Es geht auch um ein MEHR an guten neuen Ideen. Da kommt noch zu wenig aus dem Stadtteil heraus. Leider aber auch von den Leuten, die Stadtentwicklung betreiben. Das Maß an Flexibilität ist nicht gegeben und das lässt mich schon ein bisschen verzweifeln.
Das wäre der mein erster Wunsch, dass sich das ändert.
Der 2. Wunsch von mir wäre der, dass in unserem Karree das Leben und Wohnen nicht nur stagniert sondern endlich mal nach vorne geht. Bei diesen inzwischen geschaffenen Rahmenbedingungen, die z.B. der Innenhof mit seinen Spielmöglichkeiten bietet, sollte doch die Nachfrage größer sein. die Bedingungen hier in der Peterstraße sind besonders familienfreundlich und ich freue mich jeden Tag, wenn auf unserem Areal die Kinder spielen.

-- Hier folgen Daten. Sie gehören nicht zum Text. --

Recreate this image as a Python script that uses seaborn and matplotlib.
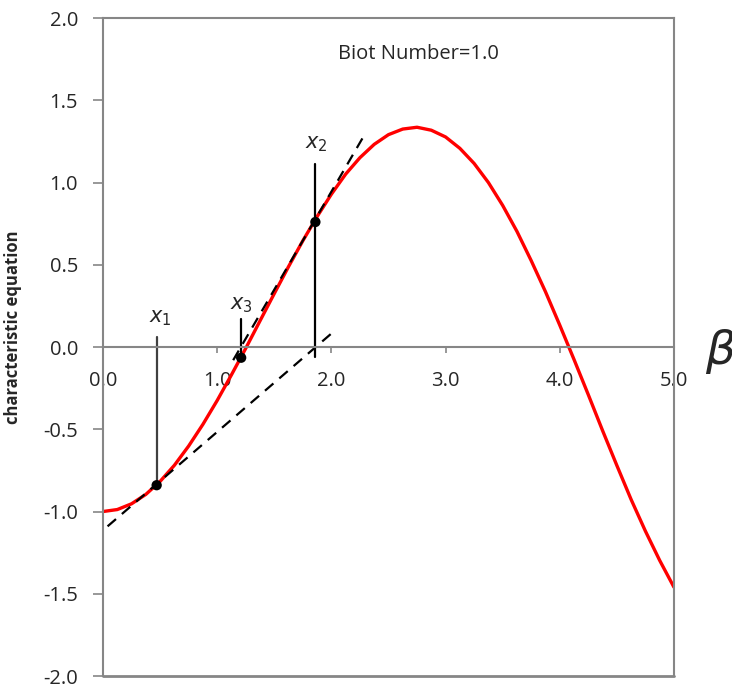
import numpy as np
import pandas as pd
import seaborn as sns
import matplotlib.pyplot as plt

# curve (Biot number = 1.0)
beta = [0.0, 0.125, 0.25, 0.375, 0.5, 0.625, 0.75, 0.875, 1.0, 1.125, 1.25, 1.375,
        1.5, 1.625, 1.75, 1.875, 2.0, 2.125, 2.25, 2.375, 2.5, 2.625, 2.75, 2.875,
        3.0, 3.125, 3.25, 3.375, 3.5, 3.625, 3.75, 3.875, 4.0, 4.125, 4.25, 4.375,
        4.5, 4.625, 4.75, 4.875, 5.0]
char_eq = [-1.0, -0.988, -0.953, -0.896, -0.817, -0.719, -0.602, -0.470, -0.325,
           -0.169, -0.008, 0.159, 0.325, 0.489, 0.646, 0.793, 0.929, 1.051, 1.151,
           1.232, 1.291, 1.325, 1.336, 1.318, 1.277, 1.208, 1.116, 1.000, 0.861,
           0.703, 0.525, 0.336, 0.133, -0.076, -0.290, -0.508, -0.720, -0.927,
           -1.119, -1.297, -1.460]

# Newton iterates and their tangent lines
iter_x = [0.47, 1.86, 1.21]
iter_y = [-0.84, 0.76, -0.065]
iter_labels = ["1", "2", "3"]
stem_top = [0.06, 1.11, 0.17]
stem_bottom = [-0.84, -0.06, -0.065]
tan1_x = [0.04, 2.03]
tan1_y = [-1.09, 0.10]
tan2_x = [1.14, 2.29]
tan2_y = [-0.08, 1.29]

xticks = [0.0, 1.0, 2.0, 3.0, 4.0, 5.0]
yticks = [-2.0, -1.5, -1.0, -0.5, 0.0, 0.5, 1.0, 1.5, 2.0]

sns.set_style("white")
plt.rcParams["font.family"] = ["Open Sans", "DejaVu Sans"]
grey = "#868686"

fig = plt.figure(figsize=(7.32, 6.88), dpi=100)
ax = fig.add_axes([0.1407, 0.0174, 0.78, 0.9564])

df = pd.DataFrame({"beta": beta, "f": char_eq})
sns.lineplot(data=df, x="beta", y="f", color="red", linewidth=2.4, ax=ax, sort=False)

for tx, ty in [(tan1_x, tan1_y), (tan2_x, tan2_y)]:
    sns.lineplot(x=tx, y=ty, color="black", linewidth=1.6, linestyle=(0, (5, 3.5)), ax=ax)

for i in range(3):
    c = "#404040" if i == 0 else "black"
    ax.plot([iter_x[i], iter_x[i]], [stem_bottom[i], stem_top[i]], color=c, linewidth=1.6)
sns.scatterplot(x=iter_x, y=iter_y, color="black", s=55, zorder=5, ax=ax, edgecolor="none")

label_pos = [(0.50, 0.18), (1.87, 1.24), (1.21, 0.26)]
for (lx, ly), lab in zip(label_pos, iter_labels):
    ax.text(lx, ly, r"$\mathit{x_{" + lab + "}}$", fontsize=15, ha="center", va="center")

ax.set_xlim(0, 5)
ax.set_ylim(-2, 2)
ax.set_xticks(xticks)
ax.set_xticklabels([f"{v:.1f}" for v in xticks])
ax.set_yticks(yticks)
ax.set_yticklabels([f"{v:.1f}" for v in yticks])

for s in ["left", "right", "top", "bottom"]:
    ax.spines[s].set_color(grey)
    ax.spines[s].set_linewidth(1.5)
ax.spines["bottom"].set_position(("data", 0))
ax.axhline(-2, color=grey, linewidth=2, clip_on=False)

ax.tick_params(axis="y", direction="out", length=7, width=1.2, color=grey, pad=11,
               labelsize=14.5, left=True)
ax.tick_params(axis="x", direction="out", length=4, width=1.2, color=grey, pad=13,
               labelsize=14.5, bottom=True)

ax.set_xlabel("")
ax.set_ylabel("characteristic equation", fontsize=12, fontweight="bold")
ax.yaxis.set_label_coords(-0.142, 0.53)
ax.text(0.553, 0.9456, "Biot Number=1.0", transform=ax.transAxes, fontsize=14.5,
        ha="center", va="center")
fig.text(705 / 732, 1 - 352 / 688, r"$\beta$", fontsize=34, ha="left", va="center")

fig.savefig("out.png", dpi=100)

Menschen sollten wieder sagen können: Ich möchte hier wohnen, da ich Lust dazu verspüre. Und das diese Leute sich bei vielem, was auf dem Sonnenberg noch zu bewegen ist, MITMACHEN.
Wenn die beiden in Erfüllung gehen, verzichte ich auf meinen 3 Wunsch.

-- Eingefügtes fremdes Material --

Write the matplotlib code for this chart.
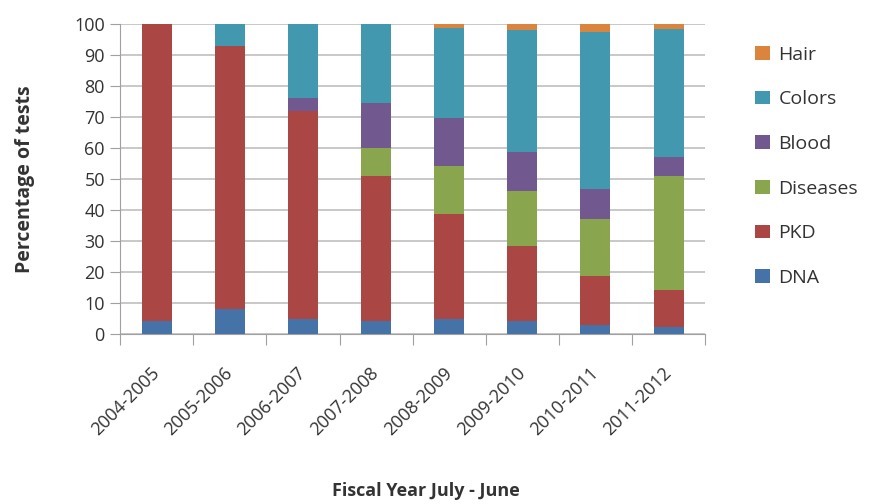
import matplotlib
matplotlib.use("Agg")
import matplotlib.pyplot as plt
import numpy as np

# ====== DATA ======
years = ["2004-2005", "2005-2006", "2006-2007", "2007-2008",
         "2008-2009", "2009-2010", "2010-2011", "2011-2012"]
dna      = [4.3, 8.1, 4.9, 4.1, 4.9, 4.1, 2.9, 2.4]
pkd      = [95.7, 84.9, 67.2, 46.9, 34.0, 24.5, 16.0, 11.7]
diseases = [0, 0, 0, 9.0, 15.2, 17.7, 18.4, 37.0]
blood    = [0, 0, 4.1, 14.6, 15.6, 12.6, 9.5, 6.2]
colors_  = [0, 7.0, 23.8, 25.4, 29.2, 39.2, 50.7, 41.1]
hair     = [0, 0, 0, 0, 1.1, 1.9, 2.5, 1.6]

series = [("DNA", dna, "#4572A7"),
          ("PKD", pkd, "#AA4643"),
          ("Diseases", diseases, "#89A54E"),
          ("Blood", blood, "#71588F"),
          ("Colors", colors_, "#4198AF"),
          ("Hair", hair, "#DB843D")]
# ==================

plt.rcParams["font.family"] = ["Open Sans", "DejaVu Sans"]

fig = plt.figure(figsize=(8.77, 5.04), dpi=100)
ax = fig.add_axes([0.137, 0.337, 0.667, 0.615])

x = np.arange(len(years))
bottom = np.zeros(len(years))
handles = []
for name, vals, col in series:
    v = np.array(vals, dtype=float)
    h = ax.bar(x, v, 0.41, bottom=bottom, color=col, label=name, zorder=3)
    handles.append(h)
    bottom += v

ax.set_xlim(-0.5, len(years) - 0.5)
ax.set_ylim(0, 100)
ax.set_yticks(range(0, 101, 10))
ax.yaxis.grid(True, color="#bfbfbf", linewidth=1.2, zorder=0)
ax.set_axisbelow(True)

# category ticks at boundaries, labels at centres
ax.set_xticks(np.arange(-0.5, len(years)), minor=False)
ax.set_xticklabels([""] * (len(years) + 1))
ax.set_xticks(x, minor=True)
ax.set_xticklabels(years, minor=True, rotation=45, ha="right", va="center",
                   rotation_mode="anchor", fontsize=13, color="#333333")
ax.tick_params(axis="x", which="minor", length=0, pad=26)
ax.tick_params(axis="x", which="major", length=8, color="#a0a0a0")
ax.tick_params(axis="y", length=7, pad=4, color="#a0a0a0", labelsize=13,
               labelcolor="#333333")

for s in ["top", "right"]:
    ax.spines[s].set_visible(False)
for s in ["left", "bottom"]:
    ax.spines[s].set_color("#a0a0a0")

fig.text(0.0285, 0.645, "Percentage of tests", rotation=90, ha="center",
         va="center", fontsize=14, fontweight="bold", color="#333333")
fig.text(0.486, 0.026, "Fiscal Year July - June", ha="center", va="center",
         fontsize=13, fontweight="bold", color="#333333")

fig.legend(handles[::-1], [s[0] for s in series][::-1], loc="upper left",
           bbox_to_anchor=(0.841, 0.944), frameon=False, fontsize=14,
           handlelength=0.75, handleheight=0.7, handletextpad=0.45,
           labelspacing=1.37, labelcolor="#333333")

fig.savefig("out.png", dpi=100)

Frau Scheuerl, wir begleiten Sie bei ihrem aktuellen Projekt und hoffen, dass sich auch ihre weiteren Initiativen auf dem Sonnenberg und für ihr Unternehmen positiv entwickeln. In der Hoffnung, dass nicht wieder 3 Jahre ins Land ziehen, bis wir uns wiedersehen, sagen wir vorerst. Ciao!
Abspann
Ursprünglich war das ganze Interview so angedacht, dass wir die 45 Minuten auf dem grünen Stahl-Sofa in den Freianlagen verbringen wollten. Aber es war für uns beide schlichtweg zu kalt. Das 1.Foto von uns beiden hat die gute Seele und Koordinatorin vom Delphin Antje Rausch noch zum Abschluss gemacht. Dank an dieser Stelle. Die beiden anderen Fotos entstammen auch ihrer Feder!

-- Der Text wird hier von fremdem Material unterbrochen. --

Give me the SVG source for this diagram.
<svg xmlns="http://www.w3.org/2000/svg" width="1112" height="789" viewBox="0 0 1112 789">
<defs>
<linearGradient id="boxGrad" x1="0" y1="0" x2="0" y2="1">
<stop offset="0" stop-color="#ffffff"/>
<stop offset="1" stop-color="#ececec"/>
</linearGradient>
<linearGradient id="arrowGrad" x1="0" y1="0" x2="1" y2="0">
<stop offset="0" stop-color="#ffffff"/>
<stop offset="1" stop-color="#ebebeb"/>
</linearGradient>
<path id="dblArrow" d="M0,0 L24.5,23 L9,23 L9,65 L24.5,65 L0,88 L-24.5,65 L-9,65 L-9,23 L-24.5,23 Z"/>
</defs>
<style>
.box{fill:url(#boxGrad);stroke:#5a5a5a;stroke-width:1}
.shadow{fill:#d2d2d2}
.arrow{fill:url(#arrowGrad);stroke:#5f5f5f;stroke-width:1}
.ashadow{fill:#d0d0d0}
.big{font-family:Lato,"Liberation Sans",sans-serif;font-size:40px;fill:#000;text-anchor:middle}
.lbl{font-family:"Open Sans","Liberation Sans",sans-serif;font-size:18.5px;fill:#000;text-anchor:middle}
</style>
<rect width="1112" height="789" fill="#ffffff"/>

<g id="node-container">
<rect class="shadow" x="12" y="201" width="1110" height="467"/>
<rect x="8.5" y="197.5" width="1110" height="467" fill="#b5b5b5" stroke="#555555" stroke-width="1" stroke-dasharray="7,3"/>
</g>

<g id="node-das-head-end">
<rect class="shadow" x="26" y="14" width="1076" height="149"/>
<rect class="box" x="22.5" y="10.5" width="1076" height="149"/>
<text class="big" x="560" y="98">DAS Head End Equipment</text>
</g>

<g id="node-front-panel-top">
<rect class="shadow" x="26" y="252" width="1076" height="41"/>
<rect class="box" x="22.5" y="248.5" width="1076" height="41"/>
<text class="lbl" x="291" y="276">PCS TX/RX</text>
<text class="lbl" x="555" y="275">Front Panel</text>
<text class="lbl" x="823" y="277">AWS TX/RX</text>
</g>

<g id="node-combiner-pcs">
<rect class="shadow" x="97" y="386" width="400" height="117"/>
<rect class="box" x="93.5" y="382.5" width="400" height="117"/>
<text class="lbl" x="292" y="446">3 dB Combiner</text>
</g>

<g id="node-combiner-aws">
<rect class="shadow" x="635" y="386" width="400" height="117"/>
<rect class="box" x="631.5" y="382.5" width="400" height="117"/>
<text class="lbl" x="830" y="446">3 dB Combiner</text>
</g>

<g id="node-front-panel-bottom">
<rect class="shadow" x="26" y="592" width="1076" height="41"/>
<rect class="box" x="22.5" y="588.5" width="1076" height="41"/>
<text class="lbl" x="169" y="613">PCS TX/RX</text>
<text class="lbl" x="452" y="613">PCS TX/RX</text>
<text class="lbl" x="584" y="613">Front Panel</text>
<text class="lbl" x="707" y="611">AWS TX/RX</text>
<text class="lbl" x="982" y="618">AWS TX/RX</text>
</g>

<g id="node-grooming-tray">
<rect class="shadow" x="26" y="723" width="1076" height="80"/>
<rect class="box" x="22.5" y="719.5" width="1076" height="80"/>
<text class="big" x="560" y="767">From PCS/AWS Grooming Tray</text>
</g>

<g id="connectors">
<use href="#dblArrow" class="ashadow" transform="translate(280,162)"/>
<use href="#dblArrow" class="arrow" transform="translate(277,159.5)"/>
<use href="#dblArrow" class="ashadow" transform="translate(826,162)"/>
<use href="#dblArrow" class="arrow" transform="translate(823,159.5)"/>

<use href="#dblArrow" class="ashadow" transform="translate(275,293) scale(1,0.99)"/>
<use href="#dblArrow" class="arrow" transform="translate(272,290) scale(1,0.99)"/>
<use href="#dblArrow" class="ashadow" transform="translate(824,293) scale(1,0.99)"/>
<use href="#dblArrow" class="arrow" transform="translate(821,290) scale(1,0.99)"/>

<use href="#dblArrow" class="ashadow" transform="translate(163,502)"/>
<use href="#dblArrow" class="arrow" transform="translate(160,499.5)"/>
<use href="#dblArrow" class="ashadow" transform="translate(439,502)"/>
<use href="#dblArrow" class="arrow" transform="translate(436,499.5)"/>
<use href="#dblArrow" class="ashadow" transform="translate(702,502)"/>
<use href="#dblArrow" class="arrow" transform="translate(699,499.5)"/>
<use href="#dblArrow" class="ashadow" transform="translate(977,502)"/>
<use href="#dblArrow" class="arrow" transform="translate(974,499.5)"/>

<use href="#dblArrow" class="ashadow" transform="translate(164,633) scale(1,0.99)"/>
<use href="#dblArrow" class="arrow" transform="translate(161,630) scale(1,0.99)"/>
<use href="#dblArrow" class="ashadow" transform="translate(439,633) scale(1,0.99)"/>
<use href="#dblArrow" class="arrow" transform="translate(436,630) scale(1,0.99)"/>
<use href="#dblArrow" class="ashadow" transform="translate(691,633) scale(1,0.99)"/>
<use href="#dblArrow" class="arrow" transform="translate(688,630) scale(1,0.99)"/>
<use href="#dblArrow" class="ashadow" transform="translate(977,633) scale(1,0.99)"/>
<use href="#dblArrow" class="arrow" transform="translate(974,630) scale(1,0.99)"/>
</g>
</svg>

Das Sofa steht in einer von 2 Chemnitzer Künstlern gestalteten Freifläche. Die ästhetisch gestalteten Außenanlagen sind schon ein Hingucker und das findet man so schnell nicht in Chemnitz.
Unbequem ist das Sitzen nicht, aber Sie sollten unbedingt mal PLATZ nehmen, um sich vom künstlerischen Ambiente in der Petersstraße 26 inspirieren zu lassen.
PS: Die Atmosphäre war wirklich relaxt, aber nicht zuletzt, war das der Gastgeberin zu verdanken.
- Unser Planungsbüro hat mit Frau Scheuerl, der GGG, dem Sanierungsträger WGS und der Stadt Chemnitz im Jahr 2009 die Wohnumfeldmaßnahme im Blockinnenbereich Karree 49 entworfen und die Bauleitung übernommen.